● Challenge
Locate the word "chart" in the data below, then copy every line that holds it.

● Data supplied
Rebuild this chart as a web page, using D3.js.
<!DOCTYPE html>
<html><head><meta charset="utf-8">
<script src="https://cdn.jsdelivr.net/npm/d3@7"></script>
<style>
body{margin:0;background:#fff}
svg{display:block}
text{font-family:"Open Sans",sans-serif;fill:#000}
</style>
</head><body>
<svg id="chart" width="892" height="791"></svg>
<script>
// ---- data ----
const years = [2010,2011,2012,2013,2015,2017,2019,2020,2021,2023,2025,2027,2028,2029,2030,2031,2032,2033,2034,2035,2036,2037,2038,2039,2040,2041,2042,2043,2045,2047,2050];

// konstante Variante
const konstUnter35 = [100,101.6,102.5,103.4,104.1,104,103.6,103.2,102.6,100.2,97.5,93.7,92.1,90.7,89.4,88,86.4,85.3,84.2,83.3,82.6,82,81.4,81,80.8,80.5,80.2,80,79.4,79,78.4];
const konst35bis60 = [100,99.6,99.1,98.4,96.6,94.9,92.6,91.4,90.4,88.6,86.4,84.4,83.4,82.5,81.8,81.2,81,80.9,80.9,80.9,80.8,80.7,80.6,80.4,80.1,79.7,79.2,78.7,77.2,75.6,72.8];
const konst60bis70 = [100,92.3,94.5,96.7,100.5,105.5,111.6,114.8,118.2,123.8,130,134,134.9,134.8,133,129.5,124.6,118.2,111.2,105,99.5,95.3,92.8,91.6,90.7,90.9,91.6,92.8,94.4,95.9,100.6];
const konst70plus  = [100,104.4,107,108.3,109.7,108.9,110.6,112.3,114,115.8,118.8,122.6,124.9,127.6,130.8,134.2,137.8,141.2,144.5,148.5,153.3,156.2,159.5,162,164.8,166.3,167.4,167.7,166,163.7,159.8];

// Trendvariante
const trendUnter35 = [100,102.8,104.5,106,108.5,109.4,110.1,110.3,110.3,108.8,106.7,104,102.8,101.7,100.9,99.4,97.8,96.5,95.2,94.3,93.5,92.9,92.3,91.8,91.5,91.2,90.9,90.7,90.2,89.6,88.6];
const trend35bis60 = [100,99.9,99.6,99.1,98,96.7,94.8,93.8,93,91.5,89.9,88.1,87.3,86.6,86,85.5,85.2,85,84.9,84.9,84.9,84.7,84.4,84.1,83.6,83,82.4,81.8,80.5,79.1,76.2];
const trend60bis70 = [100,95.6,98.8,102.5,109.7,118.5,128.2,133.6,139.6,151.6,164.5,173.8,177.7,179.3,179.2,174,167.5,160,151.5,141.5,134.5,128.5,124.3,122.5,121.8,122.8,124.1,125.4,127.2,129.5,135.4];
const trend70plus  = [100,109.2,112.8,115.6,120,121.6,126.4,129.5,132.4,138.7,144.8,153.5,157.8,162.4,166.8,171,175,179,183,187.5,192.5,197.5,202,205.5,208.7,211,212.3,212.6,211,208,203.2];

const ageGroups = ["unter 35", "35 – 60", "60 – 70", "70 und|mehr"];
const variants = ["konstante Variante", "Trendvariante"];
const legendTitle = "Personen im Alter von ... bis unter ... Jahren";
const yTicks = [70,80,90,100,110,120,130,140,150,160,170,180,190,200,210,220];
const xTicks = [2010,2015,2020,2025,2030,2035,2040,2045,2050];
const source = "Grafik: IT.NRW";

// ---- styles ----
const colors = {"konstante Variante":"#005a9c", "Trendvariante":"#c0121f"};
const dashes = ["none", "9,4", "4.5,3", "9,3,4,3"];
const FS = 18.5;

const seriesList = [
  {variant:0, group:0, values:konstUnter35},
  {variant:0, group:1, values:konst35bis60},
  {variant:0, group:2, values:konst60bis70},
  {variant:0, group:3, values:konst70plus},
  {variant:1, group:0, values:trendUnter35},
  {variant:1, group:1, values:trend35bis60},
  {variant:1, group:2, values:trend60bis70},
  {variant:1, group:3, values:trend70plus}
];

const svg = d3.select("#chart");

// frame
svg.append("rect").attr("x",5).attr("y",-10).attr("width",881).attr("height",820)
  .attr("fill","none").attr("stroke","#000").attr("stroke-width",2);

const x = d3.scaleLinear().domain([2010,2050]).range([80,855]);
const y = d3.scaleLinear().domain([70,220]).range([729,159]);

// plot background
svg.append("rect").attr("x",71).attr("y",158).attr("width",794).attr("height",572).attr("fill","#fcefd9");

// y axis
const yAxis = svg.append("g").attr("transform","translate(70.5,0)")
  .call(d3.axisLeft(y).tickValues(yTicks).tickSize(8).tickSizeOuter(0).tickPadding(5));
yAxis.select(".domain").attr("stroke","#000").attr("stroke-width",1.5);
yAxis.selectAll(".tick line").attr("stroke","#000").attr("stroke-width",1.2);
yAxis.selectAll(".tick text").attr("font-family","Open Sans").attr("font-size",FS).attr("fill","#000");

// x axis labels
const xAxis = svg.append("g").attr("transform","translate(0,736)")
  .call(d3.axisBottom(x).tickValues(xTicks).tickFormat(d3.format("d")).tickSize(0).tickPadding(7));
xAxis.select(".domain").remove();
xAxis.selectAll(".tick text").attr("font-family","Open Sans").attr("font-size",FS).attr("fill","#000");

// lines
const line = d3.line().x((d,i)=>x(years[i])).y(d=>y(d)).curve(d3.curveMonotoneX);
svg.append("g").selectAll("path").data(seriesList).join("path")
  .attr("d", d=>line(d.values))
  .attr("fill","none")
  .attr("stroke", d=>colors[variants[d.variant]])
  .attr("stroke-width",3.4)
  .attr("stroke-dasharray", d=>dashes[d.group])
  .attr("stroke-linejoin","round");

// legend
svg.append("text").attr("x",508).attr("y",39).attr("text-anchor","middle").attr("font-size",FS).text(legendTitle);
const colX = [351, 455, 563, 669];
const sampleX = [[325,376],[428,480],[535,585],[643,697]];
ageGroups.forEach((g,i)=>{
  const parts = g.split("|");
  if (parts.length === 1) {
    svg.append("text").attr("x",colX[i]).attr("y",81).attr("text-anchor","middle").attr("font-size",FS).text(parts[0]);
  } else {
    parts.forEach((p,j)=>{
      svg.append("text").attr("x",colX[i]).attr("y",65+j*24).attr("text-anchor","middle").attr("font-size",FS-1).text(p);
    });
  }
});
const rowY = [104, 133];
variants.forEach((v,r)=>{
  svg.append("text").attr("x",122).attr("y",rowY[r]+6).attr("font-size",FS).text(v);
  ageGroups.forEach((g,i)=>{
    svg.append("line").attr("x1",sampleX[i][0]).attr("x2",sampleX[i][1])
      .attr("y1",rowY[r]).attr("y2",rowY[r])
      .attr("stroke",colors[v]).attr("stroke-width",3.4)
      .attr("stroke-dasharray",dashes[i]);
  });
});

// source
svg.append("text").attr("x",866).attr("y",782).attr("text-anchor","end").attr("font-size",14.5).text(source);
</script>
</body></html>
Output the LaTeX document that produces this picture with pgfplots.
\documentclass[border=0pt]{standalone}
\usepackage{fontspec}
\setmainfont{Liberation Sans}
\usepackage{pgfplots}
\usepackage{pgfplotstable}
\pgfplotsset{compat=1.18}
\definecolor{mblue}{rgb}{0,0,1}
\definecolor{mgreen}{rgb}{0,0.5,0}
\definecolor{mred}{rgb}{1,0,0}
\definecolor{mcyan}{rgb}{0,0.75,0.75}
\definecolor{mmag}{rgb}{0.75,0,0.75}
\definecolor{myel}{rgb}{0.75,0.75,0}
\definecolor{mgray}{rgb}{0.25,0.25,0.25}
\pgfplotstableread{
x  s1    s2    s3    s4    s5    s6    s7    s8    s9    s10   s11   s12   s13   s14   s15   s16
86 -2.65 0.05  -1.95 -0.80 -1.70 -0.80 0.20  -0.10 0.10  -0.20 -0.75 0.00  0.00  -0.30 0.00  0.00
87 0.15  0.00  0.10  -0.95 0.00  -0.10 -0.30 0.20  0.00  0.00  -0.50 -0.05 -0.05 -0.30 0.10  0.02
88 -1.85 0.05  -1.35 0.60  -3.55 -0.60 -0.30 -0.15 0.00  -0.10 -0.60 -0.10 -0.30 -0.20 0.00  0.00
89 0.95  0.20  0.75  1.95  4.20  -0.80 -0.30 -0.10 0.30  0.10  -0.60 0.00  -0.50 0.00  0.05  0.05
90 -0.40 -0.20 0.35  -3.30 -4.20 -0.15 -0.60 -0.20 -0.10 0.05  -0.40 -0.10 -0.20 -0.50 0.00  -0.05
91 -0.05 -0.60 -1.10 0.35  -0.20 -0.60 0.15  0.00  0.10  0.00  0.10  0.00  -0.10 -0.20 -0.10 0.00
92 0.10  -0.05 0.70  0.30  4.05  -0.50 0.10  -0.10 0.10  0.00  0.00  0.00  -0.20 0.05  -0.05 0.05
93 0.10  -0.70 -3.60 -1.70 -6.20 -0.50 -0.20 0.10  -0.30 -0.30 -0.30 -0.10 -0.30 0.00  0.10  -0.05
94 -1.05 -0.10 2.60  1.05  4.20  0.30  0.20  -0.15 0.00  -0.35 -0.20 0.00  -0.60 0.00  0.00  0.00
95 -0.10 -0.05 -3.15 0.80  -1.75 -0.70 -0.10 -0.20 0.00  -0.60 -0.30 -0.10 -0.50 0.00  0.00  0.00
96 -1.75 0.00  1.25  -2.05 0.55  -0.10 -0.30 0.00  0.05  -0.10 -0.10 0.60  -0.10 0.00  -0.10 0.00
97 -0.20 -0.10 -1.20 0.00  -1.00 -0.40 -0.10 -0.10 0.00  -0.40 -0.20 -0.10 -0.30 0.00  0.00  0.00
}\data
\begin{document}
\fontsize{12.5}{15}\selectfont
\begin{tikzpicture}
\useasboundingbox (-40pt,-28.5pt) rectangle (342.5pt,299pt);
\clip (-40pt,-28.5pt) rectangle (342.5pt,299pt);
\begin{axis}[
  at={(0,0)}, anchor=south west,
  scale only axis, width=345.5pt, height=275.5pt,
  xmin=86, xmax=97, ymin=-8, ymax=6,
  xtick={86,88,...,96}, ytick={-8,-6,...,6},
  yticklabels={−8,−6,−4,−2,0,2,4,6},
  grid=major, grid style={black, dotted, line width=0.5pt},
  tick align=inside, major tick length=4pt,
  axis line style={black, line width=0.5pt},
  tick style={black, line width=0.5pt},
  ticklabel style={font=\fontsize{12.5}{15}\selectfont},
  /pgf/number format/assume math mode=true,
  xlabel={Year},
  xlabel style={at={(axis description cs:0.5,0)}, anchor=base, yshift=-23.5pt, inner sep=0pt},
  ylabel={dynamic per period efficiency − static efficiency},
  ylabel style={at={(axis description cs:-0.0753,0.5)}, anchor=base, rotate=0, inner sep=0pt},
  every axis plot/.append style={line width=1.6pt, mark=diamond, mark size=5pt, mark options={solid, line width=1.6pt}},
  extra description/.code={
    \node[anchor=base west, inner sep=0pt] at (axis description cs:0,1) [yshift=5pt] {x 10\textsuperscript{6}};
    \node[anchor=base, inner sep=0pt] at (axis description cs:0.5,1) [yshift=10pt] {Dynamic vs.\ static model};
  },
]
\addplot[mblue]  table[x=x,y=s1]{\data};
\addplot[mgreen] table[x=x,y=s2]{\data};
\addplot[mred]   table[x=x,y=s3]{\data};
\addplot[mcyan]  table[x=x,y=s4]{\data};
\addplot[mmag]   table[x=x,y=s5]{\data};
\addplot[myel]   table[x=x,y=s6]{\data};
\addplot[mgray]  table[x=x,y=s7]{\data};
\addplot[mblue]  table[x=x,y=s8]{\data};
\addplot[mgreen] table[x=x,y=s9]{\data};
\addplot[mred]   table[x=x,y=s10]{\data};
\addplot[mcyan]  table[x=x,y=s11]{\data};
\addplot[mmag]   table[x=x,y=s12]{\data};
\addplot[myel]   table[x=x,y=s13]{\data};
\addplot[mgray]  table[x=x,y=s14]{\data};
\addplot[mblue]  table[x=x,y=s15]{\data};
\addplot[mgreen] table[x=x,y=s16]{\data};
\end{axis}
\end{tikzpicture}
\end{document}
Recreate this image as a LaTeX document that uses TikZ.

● Worked answer
Rebuild this chart as a web page, using D3.js.
<svg id="chart" width="892" height="791"></svg>
const svg = d3.select("#chart");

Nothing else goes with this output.